-------- SOURCE EXCERPT

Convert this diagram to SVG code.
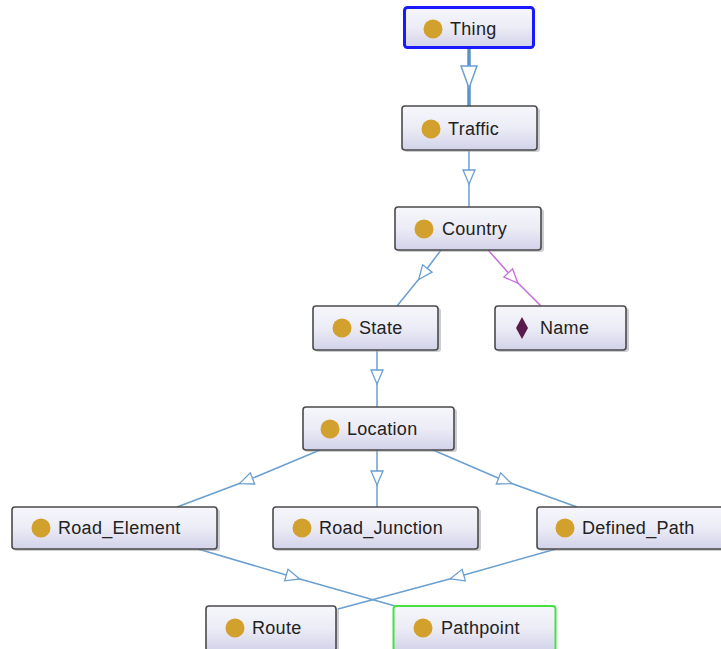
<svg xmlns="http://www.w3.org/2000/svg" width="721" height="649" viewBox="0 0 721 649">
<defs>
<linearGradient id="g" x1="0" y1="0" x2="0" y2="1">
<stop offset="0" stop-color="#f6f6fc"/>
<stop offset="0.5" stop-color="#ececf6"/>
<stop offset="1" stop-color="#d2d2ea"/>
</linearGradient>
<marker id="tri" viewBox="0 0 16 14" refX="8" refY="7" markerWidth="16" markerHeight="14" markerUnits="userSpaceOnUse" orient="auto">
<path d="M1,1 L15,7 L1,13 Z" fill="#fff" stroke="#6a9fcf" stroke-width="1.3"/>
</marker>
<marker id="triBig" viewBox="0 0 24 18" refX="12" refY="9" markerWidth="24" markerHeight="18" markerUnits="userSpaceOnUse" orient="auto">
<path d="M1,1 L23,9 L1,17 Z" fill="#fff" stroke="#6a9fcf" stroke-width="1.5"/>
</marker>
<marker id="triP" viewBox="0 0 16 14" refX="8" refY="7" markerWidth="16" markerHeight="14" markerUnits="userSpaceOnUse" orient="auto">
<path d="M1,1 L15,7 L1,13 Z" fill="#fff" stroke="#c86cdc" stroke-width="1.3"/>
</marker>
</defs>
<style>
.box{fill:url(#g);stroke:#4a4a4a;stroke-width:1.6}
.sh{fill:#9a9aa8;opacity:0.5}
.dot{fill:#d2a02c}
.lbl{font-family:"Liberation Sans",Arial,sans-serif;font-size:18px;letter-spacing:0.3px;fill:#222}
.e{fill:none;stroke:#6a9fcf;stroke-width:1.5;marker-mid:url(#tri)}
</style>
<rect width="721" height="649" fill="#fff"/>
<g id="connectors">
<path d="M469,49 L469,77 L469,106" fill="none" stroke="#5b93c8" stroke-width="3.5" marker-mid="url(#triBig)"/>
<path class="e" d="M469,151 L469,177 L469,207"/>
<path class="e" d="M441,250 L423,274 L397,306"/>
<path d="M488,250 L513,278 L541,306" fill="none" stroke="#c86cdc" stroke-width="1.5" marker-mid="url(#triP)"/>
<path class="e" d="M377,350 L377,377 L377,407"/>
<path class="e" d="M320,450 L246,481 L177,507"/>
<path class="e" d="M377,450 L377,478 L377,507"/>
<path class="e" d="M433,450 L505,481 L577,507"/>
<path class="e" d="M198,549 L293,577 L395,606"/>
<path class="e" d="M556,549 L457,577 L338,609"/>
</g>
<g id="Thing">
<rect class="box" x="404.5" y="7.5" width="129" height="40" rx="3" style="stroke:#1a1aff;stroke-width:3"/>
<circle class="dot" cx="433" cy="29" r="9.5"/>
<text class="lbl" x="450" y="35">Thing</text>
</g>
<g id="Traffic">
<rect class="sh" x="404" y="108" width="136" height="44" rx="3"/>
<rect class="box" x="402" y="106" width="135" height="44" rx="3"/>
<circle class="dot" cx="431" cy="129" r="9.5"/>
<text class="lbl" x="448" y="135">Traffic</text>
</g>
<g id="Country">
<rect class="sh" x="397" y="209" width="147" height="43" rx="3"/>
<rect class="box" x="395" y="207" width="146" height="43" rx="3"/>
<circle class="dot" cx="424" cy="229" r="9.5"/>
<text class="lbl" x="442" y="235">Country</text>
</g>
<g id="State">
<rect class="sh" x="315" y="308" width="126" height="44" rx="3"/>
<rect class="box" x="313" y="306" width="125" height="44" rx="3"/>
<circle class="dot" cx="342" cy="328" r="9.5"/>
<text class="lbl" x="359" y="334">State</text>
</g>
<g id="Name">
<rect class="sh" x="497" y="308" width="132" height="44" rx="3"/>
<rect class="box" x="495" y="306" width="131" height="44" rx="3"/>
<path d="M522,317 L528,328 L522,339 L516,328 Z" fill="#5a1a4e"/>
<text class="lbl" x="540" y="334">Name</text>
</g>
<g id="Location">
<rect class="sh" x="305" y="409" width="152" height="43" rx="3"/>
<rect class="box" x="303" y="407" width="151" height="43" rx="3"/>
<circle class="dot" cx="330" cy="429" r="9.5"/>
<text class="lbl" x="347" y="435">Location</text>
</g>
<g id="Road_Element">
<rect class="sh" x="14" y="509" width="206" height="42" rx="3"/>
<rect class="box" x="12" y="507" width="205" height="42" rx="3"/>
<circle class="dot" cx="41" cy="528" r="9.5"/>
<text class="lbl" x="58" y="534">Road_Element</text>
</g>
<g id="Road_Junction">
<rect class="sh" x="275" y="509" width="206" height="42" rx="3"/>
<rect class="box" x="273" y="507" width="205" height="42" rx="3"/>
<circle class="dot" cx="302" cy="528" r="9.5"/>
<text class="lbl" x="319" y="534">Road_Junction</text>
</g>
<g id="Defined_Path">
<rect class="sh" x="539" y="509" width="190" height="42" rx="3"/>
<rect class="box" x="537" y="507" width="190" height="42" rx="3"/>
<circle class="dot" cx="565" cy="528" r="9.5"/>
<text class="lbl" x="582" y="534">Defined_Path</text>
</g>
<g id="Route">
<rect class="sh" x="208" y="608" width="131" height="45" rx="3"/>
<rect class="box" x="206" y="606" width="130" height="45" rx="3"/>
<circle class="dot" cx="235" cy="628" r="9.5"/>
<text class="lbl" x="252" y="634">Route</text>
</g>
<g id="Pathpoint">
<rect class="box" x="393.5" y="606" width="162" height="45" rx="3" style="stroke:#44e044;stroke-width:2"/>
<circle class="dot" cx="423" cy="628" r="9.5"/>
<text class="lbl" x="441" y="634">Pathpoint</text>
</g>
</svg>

----------------

EXERCISE PROMPT: Restate the whole listing above exactly, please, omitting every image.

SOLUTION FOR THIS PROBLEM:
Convert this diagram to SVG code.
<svg xmlns="http://www.w3.org/2000/svg" width="721" height="649" viewBox="0 0 721 649">
<defs>
<linearGradient id="g" x1="0" y1="0" x2="0" y2="1">
<stop offset="0" stop-color="#f6f6fc"/>
<stop offset="0.5" stop-color="#ececf6"/>
<stop offset="1" stop-color="#d2d2ea"/>
</linearGradient>
<marker id="tri" viewBox="0 0 16 14" refX="8" refY="7" markerWidth="16" markerHeight="14" markerUnits="userSpaceOnUse" orient="auto">
<path d="M1,1 L15,7 L1,13 Z" fill="#fff" stroke="#6a9fcf" stroke-width="1.3"/>
</marker>
<marker id="triBig" viewBox="0 0 24 18" refX="12" refY="9" markerWidth="24" markerHeight="18" markerUnits="userSpaceOnUse" orient="auto">
<path d="M1,1 L23,9 L1,17 Z" fill="#fff" stroke="#6a9fcf" stroke-width="1.5"/>
</marker>
<marker id="triP" viewBox="0 0 16 14" refX="8" refY="7" markerWidth="16" markerHeight="14" markerUnits="userSpaceOnUse" orient="auto">
<path d="M1,1 L15,7 L1,13 Z" fill="#fff" stroke="#c86cdc" stroke-width="1.3"/>
</marker>
</defs>
<style>
.box{fill:url(#g);stroke:#4a4a4a;stroke-width:1.6}
.sh{fill:#9a9aa8;opacity:0.5}
.dot{fill:#d2a02c}
.lbl{font-family:"Liberation Sans",Arial,sans-serif;font-size:18px;letter-spacing:0.3px;fill:#222}
.e{fill:none;stroke:#6a9fcf;stroke-width:1.5;marker-mid:url(#tri)}
</style>
<rect width="721" height="649" fill="#fff"/>
<g id="connectors">
<path d="M469,49 L469,77 L469,106" fill="none" stroke="#5b93c8" stroke-width="3.5" marker-mid="url(#triBig)"/>
<path class="e" d="M469,151 L469,177 L469,207"/>
<path class="e" d="M441,250 L423,274 L397,306"/>
<path d="M488,250 L513,278 L541,306" fill="none" stroke="#c86cdc" stroke-width="1.5" marker-mid="url(#triP)"/>
<path class="e" d="M377,350 L377,377 L377,407"/>
<path class="e" d="M320,450 L246,481 L177,507"/>
<path class="e" d="M377,450 L377,478 L377,507"/>
<path class="e" d="M433,450 L505,481 L577,507"/>
<path class="e" d="M198,549 L293,577 L395,606"/>
<path class="e" d="M556,549 L457,577 L338,609"/>
</g>
<g id="Thing">
<rect class="box" x="404.5" y="7.5" width="129" height="40" rx="3" style="stroke:#1a1aff;stroke-width:3"/>
<circle class="dot" cx="433" cy="29" r="9.5"/>
<text class="lbl" x="450" y="35">Thing</text>
</g>
<g id="Traffic">
<rect class="sh" x="404" y="108" width="136" height="44" rx="3"/>
<rect class="box" x="402" y="106" width="135" height="44" rx="3"/>
<circle class="dot" cx="431" cy="129" r="9.5"/>
<text class="lbl" x="448" y="135">Traffic</text>
</g>
<g id="Country">
<rect class="sh" x="397" y="209" width="147" height="43" rx="3"/>
<rect class="box" x="395" y="207" width="146" height="43" rx="3"/>
<circle class="dot" cx="424" cy="229" r="9.5"/>
<text class="lbl" x="442" y="235">Country</text>
</g>
<g id="State">
<rect class="sh" x="315" y="308" width="126" height="44" rx="3"/>
<rect class="box" x="313" y="306" width="125" height="44" rx="3"/>
<circle class="dot" cx="342" cy="328" r="9.5"/>
<text class="lbl" x="359" y="334">State</text>
</g>
<g id="Name">
<rect class="sh" x="497" y="308" width="132" height="44" rx="3"/>
<rect class="box" x="495" y="306" width="131" height="44" rx="3"/>
<path d="M522,317 L528,328 L522,339 L516,328 Z" fill="#5a1a4e"/>
<text class="lbl" x="540" y="334">Name</text>
</g>
<g id="Location">
<rect class="sh" x="305" y="409" width="152" height="43" rx="3"/>
<rect class="box" x="303" y="407" width="151" height="43" rx="3"/>
<circle class="dot" cx="330" cy="429" r="9.5"/>
<text class="lbl" x="347" y="435">Location</text>
</g>
<g id="Road_Element">
<rect class="sh" x="14" y="509" width="206" height="42" rx="3"/>
<rect class="box" x="12" y="507" width="205" height="42" rx="3"/>
<circle class="dot" cx="41" cy="528" r="9.5"/>
<text class="lbl" x="58" y="534">Road_Element</text>
</g>
<g id="Road_Junction">
<rect class="sh" x="275" y="509" width="206" height="42" rx="3"/>
<rect class="box" x="273" y="507" width="205" height="42" rx="3"/>
<circle class="dot" cx="302" cy="528" r="9.5"/>
<text class="lbl" x="319" y="534">Road_Junction</text>
</g>
<g id="Defined_Path">
<rect class="sh" x="539" y="509" width="190" height="42" rx="3"/>
<rect class="box" x="537" y="507" width="190" height="42" rx="3"/>
<circle class="dot" cx="565" cy="528" r="9.5"/>
<text class="lbl" x="582" y="534">Defined_Path</text>
</g>
<g id="Route">
<rect class="sh" x="208" y="608" width="131" height="45" rx="3"/>
<rect class="box" x="206" y="606" width="130" height="45" rx="3"/>
<circle class="dot" cx="235" cy="628" r="9.5"/>
<text class="lbl" x="252" y="634">Route</text>
</g>
<g id="Pathpoint">
<rect class="box" x="393.5" y="606" width="162" height="45" rx="3" style="stroke:#44e044;stroke-width:2"/>
<circle class="dot" cx="423" cy="628" r="9.5"/>
<text class="lbl" x="441" y="634">Pathpoint</text>
</g>
</svg>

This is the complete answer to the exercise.